A vat to press the grapes, fermentation jars and even a cup
and drinking bowl dating to about 6,000 years ago were discovered in the cave
complex by an international team of researchers.
While older evidence of wine drinking has been found, this is
the earliest example of complete wine production, according to Gregory Areshian
of the University of California, Los Angeles, co-director of the excavation.
The findings, announced Tuesday by the National Geographic
Society, are published in the online edition of the Journal of Archaeological
Science.
"The evidence argues convincingly for a wine-making
facility," said Patrick McGovern, scientific director of the Biomolecular
Archaeology Laboratory at the University of Pennsylvania Museum in Philadelphia,
who was not part of the research team.
Such large-scale wine production implies that the Eurasian
grape had already been domesticated, said McGovern, author of "Uncorking the
Past: The Quest for Wine, Beer and Other Alcoholic Beverages."
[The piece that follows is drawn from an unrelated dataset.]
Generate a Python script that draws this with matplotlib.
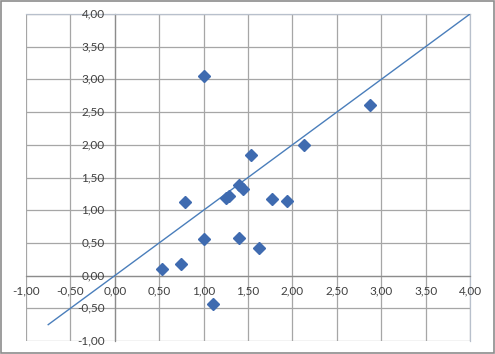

The same Armenian area was the site of the discovery of the
oldest known leather shoe, dated to about 5,500 years ago. That discovery at the
area known as Areni-1 was reported last summer.
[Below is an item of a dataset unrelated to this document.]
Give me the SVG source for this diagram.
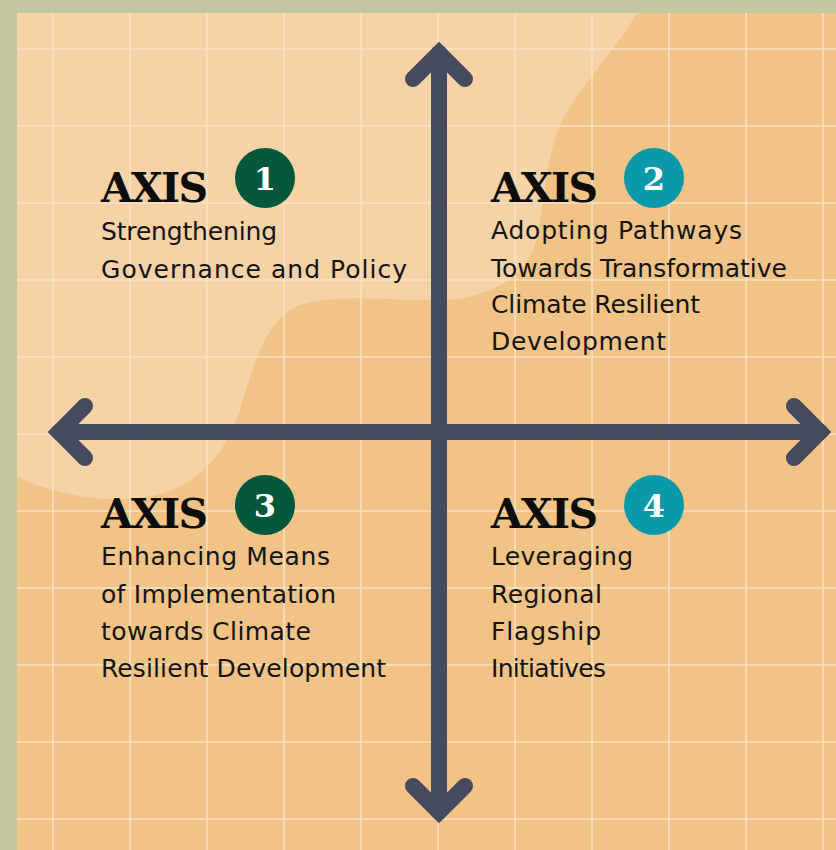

According to the archeologists, inside the cave was a shallow
basin about 3 feet across that was positioned to drain into a deep vat.
The basin could have served as a wine press where people
stomped the grapes with their feet, a method Areshian noted was traditional for
centuries.
They also found grape seeds, remains of pressed grapes and
dozens of dried vines. The seeds were from the same type of grapes -- Vitis
vinifera vinifera -- still used to make wine.
The earliest comparable remains were found in the tomb of the
ancient Egyptian king Scorpion I, dating to around 5,100 years ago.
Because the wine-making facility was found surrounded by
graves, the researchers suggest the wine may have been intended for ceremonial
use.
That made sense to McGovern, who noted that wine was the main
beverage at funeral feasts and was later used for tomb offerings.
Indeed, he said, "Even in lowland regions like ancient Egypt
where beer reigned supreme, special wines from the Nile Delta were required as
funerary offerings and huge quantities of wine were consumed at major royal and
religious festivals."
McGovern noted that similar vats for treading on grapes and
jars for storage have been found around the Mediterranean area.
In his books, McGovern has suggested that a "wine culture,"
including the domestication of the Eurasian grape, was first consolidated in the
mountainous regions around Armenia before moving to the south.